Friday, January 13, 2012

The ‘Close but no Cigar’ Case

The taxpayer was denied a deduction for the $19k of travel and meals expenses he claimed on a schedule C for the trade of being an author. TP had no experience working as an author, had not yet published a book, had a full-time W-2 position in a completely different field, and had no income from the trade in that year. The expenses were incurred on a 4 month worldwide trip he claimed was solely for book research. Although he had a business plan and kept a journal, all the facts and circumstances are considered and he did not meet the burden of proof. (He did dodge the accuracy penalty because he relied on the counsel of a CPA to whom had given all the information.)

Take Aways

• TP would need to prove he intended to earn a profit from the activity, that he was regularly and actively involved with the activity, and that the activity had commenced.

• Since the majority of the expenses were for travel and meals, TP was obligated to strict substantiation – no estimates allowed. A sweeping statement that ‘all’ the travel was for business would not fly. TP must establish the business purposes of EACH expenditure and substantiate it by a written statement.
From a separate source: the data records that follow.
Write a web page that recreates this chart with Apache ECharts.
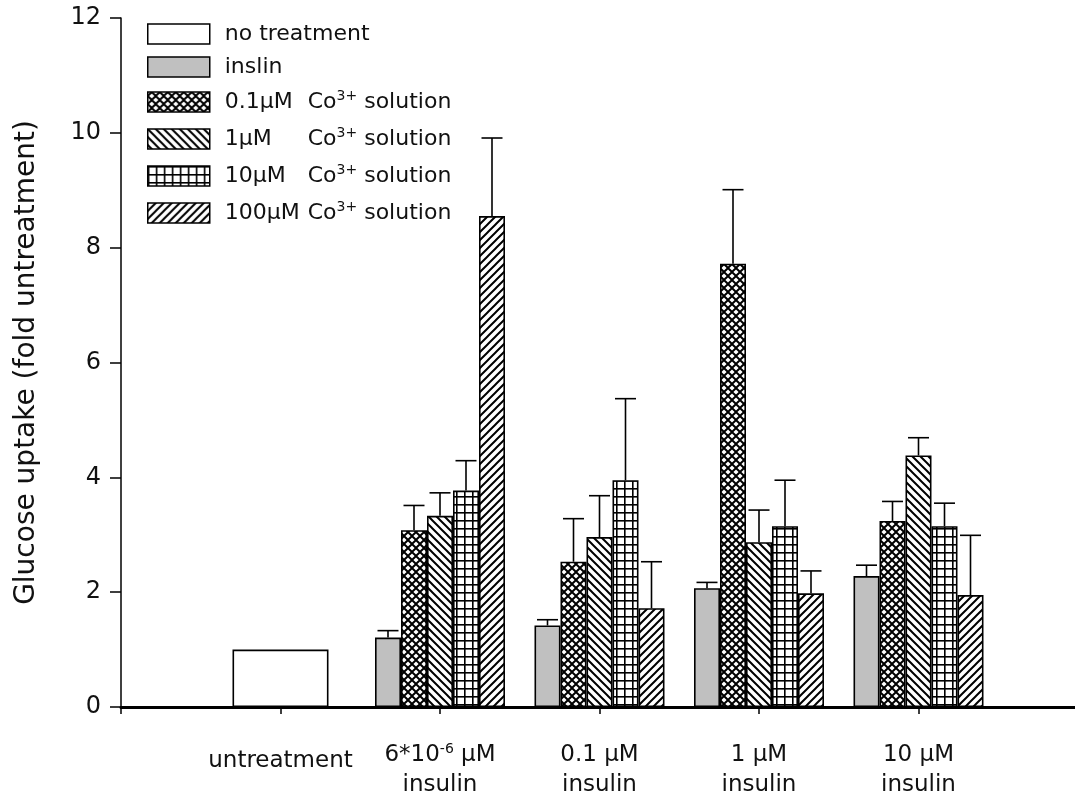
<!DOCTYPE html>
<html>
<head>
<meta charset="utf-8">
<script src="https://cdn.jsdelivr.net/npm/echarts@6/dist/echarts.min.js"></script>
<style>
html,body{margin:0;padding:0;background:#fff;}
#chart{width:1075px;height:798px;}
</style>
</head>
<body>
<div id="chart"></div>
<script>
// ---- data ----
const categories = ['', 'untreatment', '6*10^-6 μM insulin', '0.1 μM insulin', '1 μM insulin', '10 μM insulin', ''];
const groupIndex = [2, 3, 4, 5];           // category positions of the insulin groups
const untreatedValue = 1.0;
const insulinValues = [1.21, 1.42, 2.07, 2.28];
const insulinErrors = [0.12, 0.10, 0.10, 0.19];
const co01Values = [3.08, 2.53, 7.72, 3.24];
const co01Errors = [0.43, 0.75, 1.29, 0.34];
const co1Values = [3.33, 2.96, 2.87, 4.38];
const co1Errors = [0.40, 0.72, 0.56, 0.31];
const co10Values = [3.77, 3.95, 3.15, 3.15];
const co10Errors = [0.52, 1.42, 0.80, 0.40];
const co100Values = [8.55, 1.72, 1.98, 1.95];
const co100Errors = [1.36, 0.81, 0.39, 1.04];
const seriesNames = ['no treatment', 'inslin', '0.1μM Co3+ solution', '1μM Co3+ solution', '10μM Co3+ solution', '100μM Co3+ solution'];
const yTicks = [0, 2, 4, 6, 8, 10, 12];

// ---- styling helpers ----
const FONT = 'DejaVu Sans';
const BAR_W = 26;
const CAP = 10.5;

function tile(draw) {
  const c = document.createElement('canvas');
  c.width = 8; c.height = 8;
  const g = c.getContext('2d');
  g.fillStyle = '#fff'; g.fillRect(0, 0, 8, 8);
  draw(g);
  return { image: c, repeat: 'repeat' };
}
const patCross = tile(g => {
  g.fillStyle = '#000'; g.fillRect(0, 0, 8, 8);
  g.fillStyle = '#fff';
  const dia = (cx, cy, r) => { g.beginPath(); g.moveTo(cx, cy - r); g.lineTo(cx + r, cy); g.lineTo(cx, cy + r); g.lineTo(cx - r, cy); g.closePath(); g.fill(); };
  dia(4, 4, 2.6); dia(0, 0, 2.6); dia(8, 0, 2.6); dia(0, 8, 2.6); dia(8, 8, 2.6);
});
const patBack = tile(g => {
  g.strokeStyle = '#000'; g.lineWidth = 2;
  g.beginPath(); g.moveTo(-2, -2); g.lineTo(10, 10); g.moveTo(-2, 6); g.lineTo(2, 10); g.moveTo(6, -2); g.lineTo(10, 2); g.stroke();
});
const patGrid = tile(g => {
  g.fillStyle = '#000'; g.fillRect(0, 0, 1.6, 8); g.fillRect(0, 0, 8, 1.6);
});
const patFwd = tile(g => {
  g.strokeStyle = '#000'; g.lineWidth = 2;
  g.beginPath(); g.moveTo(-2, 10); g.lineTo(10, -2); g.moveTo(-2, 2); g.lineTo(2, -2); g.moveTo(6, 10); g.lineTo(10, 6); g.stroke();
});

function pad(vals) {
  const arr = categories.map(() => null);
  groupIndex.forEach((ci, i) => { arr[ci] = vals[i]; });
  return arr;
}
const fills = ['#ffffff', '#c0c0c0', patCross, patBack, patGrid, patFwd];
const groupVals = [insulinValues, co01Values, co1Values, co10Values, co100Values];
const groupErrs = [insulinErrors, co01Errors, co1Errors, co10Errors, co100Errors];

const errData = [];
groupVals.forEach((vals, k) => {
  vals.forEach((v, i) => errData.push([groupIndex[i], v, groupErrs[k][i], k]));
});

const barStyle = (fill) => ({ color: fill, borderColor: '#000', borderWidth: 1.6 });

const series = [
  {
    name: seriesNames[0], type: 'bar', xAxisIndex: 1, barWidth: 96,
    data: categories.map((c, i) => i === 1 ? untreatedValue : null),
    itemStyle: barStyle(fills[0]), emphasis: { disabled: true }
  }
];
groupVals.forEach((vals, k) => {
  series.push({
    name: seriesNames[k + 1], type: 'bar', xAxisIndex: 0, barWidth: BAR_W, barGap: '0%',
    data: pad(vals), itemStyle: barStyle(fills[k + 1]), emphasis: { disabled: true }
  });
});
series.push({
  name: 'error', type: 'custom', xAxisIndex: 0, z: 5, silent: true,
  encode: { x: 0, y: [1, 2] },
  data: errData,
  renderItem(params, api) {
    const cat = api.value(0), val = api.value(1), err = api.value(2), k = api.value(3);
    const base = api.coord([cat, val]);
    const top = api.coord([cat, val + err]);
    const x = base[0] + (k - 2) * BAR_W;
    const st = { stroke: '#000', lineWidth: 1.6 };
    return { type: 'group', children: [
      { type: 'line', shape: { x1: x, y1: base[1], x2: x, y2: top[1] }, style: st },
      { type: 'line', shape: { x1: x - CAP, y1: top[1], x2: x + CAP, y2: top[1] }, style: st }
    ]};
  }
});

const supRich = { fontFamily: FONT, fontSize: 14, lineHeight: 14, padding: [0, 0, 12, 0], color: '#111' };

const chart = echarts.init(document.getElementById('chart'), null, { renderer: 'canvas' });
chart.setOption({
  animation: false,
  backgroundColor: '#fff',
  grid: { left: 121, top: 18, width: 957, height: 689, containLabel: false, outerBoundsMode: 'none' },
  legend: {
    orient: 'vertical', left: 142, top: 18,
    icon: 'rect',
    itemWidth: 62, itemHeight: 20, itemGap: 11,
    selectedMode: false,
    data: seriesNames,
    itemStyle: { borderColor: '#000', borderWidth: 1.5 },
    formatter(name) {
      const m = name.match(/^(\S+) Co3\+ solution$/);
      if (m) return '{c|' + m[1] + '}{b|Co}{s|3+}{d| solution}';
      return '{a|' + name + '}';
    },
    textStyle: {
      fontFamily: FONT, fontSize: 22, color: '#111',
      rich: {
        a: { fontFamily: FONT, fontSize: 22, lineHeight: 26, padding: [0, 0, 0, 10], color: '#111' },
        c: { fontFamily: FONT, fontSize: 22, lineHeight: 26, width: 83, padding: [0, 0, 0, 10], color: '#111' },
        b: { fontFamily: FONT, fontSize: 22, lineHeight: 26, color: '#111' },
        s: supRich,
        d: { fontFamily: FONT, fontSize: 22, lineHeight: 26, color: '#111' }
      }
    }
  },
  xAxis: [
    {
      type: 'category', data: categories, boundaryGap: false,
      axisLine: { show: true, lineStyle: { color: '#000', width: 3 } },
      axisTick: { show: true, length: 7, lineStyle: { color: '#000', width: 1.5 } },
      splitLine: { show: false },
      axisLabel: {
        interval: 0, margin: 33, verticalAlign: 'top',
        fontFamily: FONT, fontSize: 23, lineHeight: 30, color: '#111',
        formatter(v) {
          if (!v) return '';
          if (v === 'untreatment') return '{u|untreatment}';
          const m = v.match(/^(.*) insulin$/);
          let head = m[1];
          if (head.indexOf('^') >= 0) {
            const p = head.match(/^(\S+)\^(\S+) (.*)$/);
            return '{n|' + p[1] + '}{s|' + p[2] + '}{n| ' + p[3] + '}\n{n|insulin}';
          }
          return '{n|' + head + '}\n{n|insulin}';
        },
        rich: {
          n: { fontFamily: FONT, fontSize: 23, lineHeight: 30, color: '#111' },
          u: { fontFamily: FONT, fontSize: 23, lineHeight: 30, padding: [13, 0, 0, 0], color: '#111' },
          s: supRich
        }
      }
    },
    { type: 'category', data: categories, boundaryGap: false, show: false }
  ],
  yAxis: {
    type: 'value', min: 0, max: 12, interval: 2,
    name: 'Glucose uptake (fold untreatment)',
    nameLocation: 'middle', nameRotate: 90, nameGap: 80,
    nameTextStyle: { fontFamily: FONT, fontSize: 28, color: '#111' },
    axisLine: { show: true, lineStyle: { color: '#000', width: 1.5 } },
    axisTick: { show: true, length: 11, lineStyle: { color: '#000', width: 1.5 } },
    splitLine: { show: false },
    axisLabel: {
      margin: 20, fontFamily: FONT, fontSize: 24, color: '#111',
      formatter(v) { return yTicks.indexOf(v) >= 0 ? String(v) : ''; }
    }
  },
  series
});
</script>
</body>
</html>
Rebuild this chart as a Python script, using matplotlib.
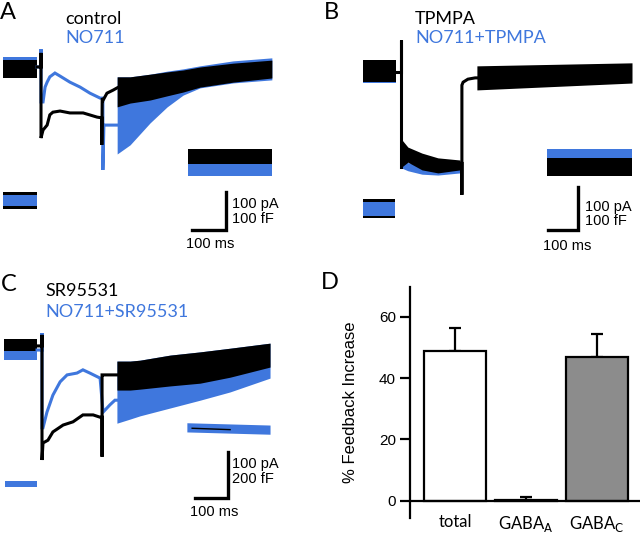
import matplotlib.pyplot as plt

plt.rcParams["font.family"] = ["Lato", "DejaVu Sans"]

W, H = 640, 536
BLUE = "#3f77dd"
GREY = "#8c8c8c"
HELV = ["Liberation Sans", "DejaVu Sans"]

# ---------------- panel A : control / NO711  (ms, pA) ----------------
a_pre_t = [-112, -12]
a_pre_black = [-21, 26]
a_pre_blue = [-13, 34]
a_black_t = [-12, 0, 0, 0, 6, 18, 26, 35, 56, 85, 124, 165, 179, 179, 180, 183, 194, 212, 224]
a_black_i = [8, 8, 45, -179, -158, -145, -118, -111, -108, -113, -113, -124, -126, -197, -74, -79, -61, -53, -47]
a_blue_t = [-12, 0, 0, 0, 6, 12, 18, 26, 41, 56, 85, 115, 144, 174, 182, 182, 185, 218, 224]
a_blue_i = [8, 8, 55, -84, -84, -45, -32, -18, -8, -16, -32, -45, -61, -74, -74, -263, -145, -145, -145]
a_band_t = [224, 262, 321, 371, 418, 468, 565, 679]
a_black_hi = [-18, -18, -11, -5, 0, 8, 18, 26]
a_black_lo = [-97, -87, -79, -68, -58, -45, -32, -21]
a_blue_hi = [-18, -18, -11, -3, 3, 11, 24, 32]
a_blue_lo = [-221, -197, -139, -97, -66, -47, -34, -26]
# capacitance segments (fF, drawn with offset)
a_capL_t = [-112, -12]
a_capL_black = [-366, -321]
a_capL_blue = [-358, -329]
a_capR_t = [432, 679]
a_capR_black = [-247, -207]
a_capR_blue = [-279, -241]

# ---------------- panel B : TPMPA / NO711+TPMPA ----------------
b_pre_t = [-127, -17]
b_pre_black = [-26, 26]
b_pre_blue = [-28, 24]
b_step_t = [-17, 0, 0, 0]
b_step_i = [-2, -2, 72, -223]
b_mid_t = [3, 23, 70, 123, 197]
b_mid_black_hi = [-160, -177, -191, -202, -207]
b_mid_black_lo = [-223, -212, -230, -237, -230]
b_mid_blue_hi = [-212, -213, -218, -219, -219]
b_mid_blue_lo = [-226, -232, -240, -242, -237]
b_off_t = [197, 203, 203, 203, 207, 223, 247, 253]
b_off_i = [-215, -215, -288, -33, -26, -19, -16, -16]
b_tail_t = [253, 770]
b_tail_hi = [12, 19]
b_tail_lo = [-44, -28]
b_capL_t = [-127, -20]
b_capL_black = [-342, -298]
b_capL_blue = [-337, -305]
b_capR_t = [487, 770]
b_capR_black = [-244, -202]
b_capR_blue = [-221, -181]

# ---------------- panel C : SR95531 / NO711+SR95531 ----------------
c_pre_t = [-115, -15]
c_pre_black = [-13, 13]
c_pre_blue = [-33, -13]
c_black_t = [-15, 0, 0, 0, 3, 18, 33, 64, 94, 124, 155, 176, 182, 182, 182, 185, 221, 227]
c_black_i = [-2, -2, 22, -250, -213, -207, -189, -174, -167, -152, -152, -157, -157, -243, -65, -65, -65, -65]
c_blue_t = [-15, 0, 0, 0, 3, 15, 33, 55, 76, 106, 124, 145, 176, 185, 206, 221, 227]
c_blue_i = [-11, -11, 26, -180, -180, -146, -109, -80, -65, -61, -54, -61, -72, -146, -130, -120, -120]
c_band_t = [227, 267, 297, 388, 479, 570, 691]
c_black_hi = [-35, -35, -33, -22, -15, -7, 4]
c_black_lo = [-98, -98, -96, -89, -83, -70, -48]
c_blue_lo = [-170, -161, -154, -137, -120, -102, -72]
c_capL_t = [-112, -15]
c_capL_blue = [-309, -295]
c_capR_t = [439, 691]
c_capR_blue_lo = [-189, -194]
c_capR_blue_hi = [-169, -174]
c_capR_black_t = [455, 570]
c_capR_black_i = [-181, -184]

# ---------------- panel D : summary ----------------
groups = ["total", "GABA$_\\mathrm{A}$", "GABA$_\\mathrm{C}$"]
increase = [48.7, 0.3, 47.0]
sem = [7.5, 0.8, 7.5]
bar_colors = ["white", "white", GREY]


def trace_axes(box, x0, y0, px_ms, px_pa):
    # box in pixels (left, top, right, bottom); (x0, y0) is the pixel of t=0, I=0
    l, t, r, b = box
    ax = fig.add_axes([l / W, 1 - b / H, (r - l) / W, (b - t) / H])
    ax.set_xlim((l - x0) / px_ms, (r - x0) / px_ms)
    ax.set_ylim((y0 - b) / px_pa, (y0 - t) / px_pa)
    ax.axis("off")
    return ax


def band(ax, t, lo, hi, color):
    ax.fill_between(t, lo, hi, color=color, lw=0)


def line(ax, t, i, color, lw=2.2):
    ax.plot(t, i, color=color, lw=lw, solid_joinstyle="miter")


def scalebar(ax, x, y, ms, pa, txt):
    ax.plot([x - ms, x, x], [y, y, y + pa], color="k", lw=2.4, solid_joinstyle="miter")
    for (tx, ty, s, ha) in txt:
        ax.text(tx, ty, s, ha=ha, va="center", fontsize=10.5, family=HELV)


fig = plt.figure(figsize=(6.4, 5.36), dpi=100)

# ---- A ----
ax = trace_axes((0, 0, 320, 270), 41, 70, 0.34, 0.38)
band(ax, a_pre_t, *a_pre_blue, BLUE)
band(ax, a_pre_t, *a_pre_black, "k")
line(ax, a_blue_t, a_blue_i, BLUE)
line(ax, a_black_t, a_black_i, "k")
band(ax, a_band_t, a_blue_lo, a_blue_hi, BLUE)
band(ax, a_band_t, a_black_lo, a_black_hi, "k")
band(ax, a_capL_t, *a_capL_black, "k")
band(ax, a_capL_t, *a_capL_blue, BLUE)
band(ax, a_capR_t, *a_capR_blue, BLUE)
band(ax, a_capR_t, *a_capR_black, "k")
scalebar(ax, 544, -421, 100, 100,
         [(562, -352, "100 pA", "left"), (562, -391, "100 fF", "left"),
          (497, -458, "100 ms", "center")])

# ---- B ----
ax = trace_axes((320, 0, 640, 270), 401, 71, 0.30, 0.43)
band(ax, b_pre_t, *b_pre_blue, BLUE)
band(ax, b_pre_t, *b_pre_black, "k")
line(ax, b_step_t, b_step_i, "k")
band(ax, b_mid_t, b_mid_blue_lo, b_mid_blue_hi, BLUE)
band(ax, b_mid_t, b_mid_black_lo, b_mid_black_hi, "k")
line(ax, b_off_t, b_off_i, "k")
band(ax, b_tail_t, b_tail_lo, b_tail_hi, "k")
band(ax, b_capL_t, *b_capL_black, "k")
band(ax, b_capL_t, *b_capL_blue, BLUE)
band(ax, b_capR_t, *b_capR_blue, BLUE)
band(ax, b_capR_t, *b_capR_black, "k")
scalebar(ax, 590, -370, 100, 100,
         [(613, -316, "100 pA", "left"), (613, -349, "100 fF", "left"),
          (553, -407, "100 ms", "center")])

# ---- C ----
ax = trace_axes((0, 270, 320, 536), 42, 345, 0.33, 0.46)
band(ax, c_pre_t, *c_pre_blue, BLUE)
band(ax, c_pre_t, *c_pre_black, "k")
line(ax, c_blue_t, c_blue_i, BLUE)
line(ax, c_black_t, c_black_i, "k")
band(ax, c_band_t, c_blue_lo, c_black_hi, BLUE)
band(ax, c_band_t, c_black_lo, c_black_hi, "k")
band(ax, c_capL_t, *c_capL_blue, BLUE)
band(ax, c_capR_t, c_capR_blue_lo, c_capR_blue_hi, BLUE)
line(ax, c_capR_black_t, c_capR_black_i, "k", lw=1.0)
scalebar(ax, 564, -333, 100, 100,
         [(576, -259, "100 pA", "left"), (576, -291, "200 fF", "left"),
          (521, -363, "100 ms", "center")])

# ---- D ----
axd = fig.add_axes([410 / W, 1 - 518.3 / H, 230 / W, 231.6 / H])
x = range(len(groups))
axd.errorbar(x, increase, yerr=[[0] * 3, sem], fmt="none", ecolor="k",
             elinewidth=1.6, capsize=4.5, capthick=1.6, zorder=1)
axd.bar(x, increase, width=0.873, color=bar_colors, edgecolor="k", lw=1.6, zorder=2)
axd.axhline(0, color="k", lw=1.6, zorder=3)
axd.set_xlim(-0.634, 2.606)
axd.set_ylim(-5.7, 69.8)
for s in ["top", "right", "bottom"]:
    axd.spines[s].set_visible(False)
axd.spines["left"].set_linewidth(1.6)
axd.set_yticks([0, 20, 40, 60])
axd.tick_params(axis="y", direction="out", length=7, width=1.6, pad=3, labelsize=11,
                labelfontfamily="Liberation Sans")
axd.set_xticks(list(x))
axd.set_xticklabels(groups, fontsize=12)
axd.tick_params(axis="x", length=0, pad=-3)
axd.set_ylabel("% Feedback Increase", fontsize=12, family=HELV)
axd.yaxis.set_label_coords(-0.225, 0.5)

# ---- labels ----
big = dict(fontsize=17, va="top", ha="left")
leg = dict(fontsize=13, va="center", ha="left")
fig.text(0 / W, 1 - 2 / H, "A", **big)
fig.text(65 / W, 1 - 18.5 / H, "control", color="k", **leg)
fig.text(65 / W, 1 - 38.5 / H, "NO711", color=BLUE, **leg)
fig.text(324 / W, 1 - 2 / H, "B", **big)
fig.text(415 / W, 1 - 19 / H, "TPMPA", color="k", **leg)
fig.text(415 / W, 1 - 38 / H, "NO711+TPMPA", color=BLUE, **leg)
fig.text(1 / W, 1 - 274 / H, "C", **big)
fig.text(45 / W, 1 - 291 / H, "SR95531", color="k", **leg)
fig.text(45 / W, 1 - 312 / H, "NO711+SR95531", color=BLUE, **leg)
fig.text(321 / W, 1 - 272 / H, "D", **big)

fig.savefig("out.png", dpi=100)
• In general, any expenditures incurred before your business activity commences must be capitalized as start up expenses, although this was not mentioned in the case. Also, high expenses on a zero income schedule C create a red flag - especially T/E expenses.

• The checklist to prove profit motive for an endeavor contains many factors. It sounds as though TP had the checklist and he complied with a few line items but it was all very contrived.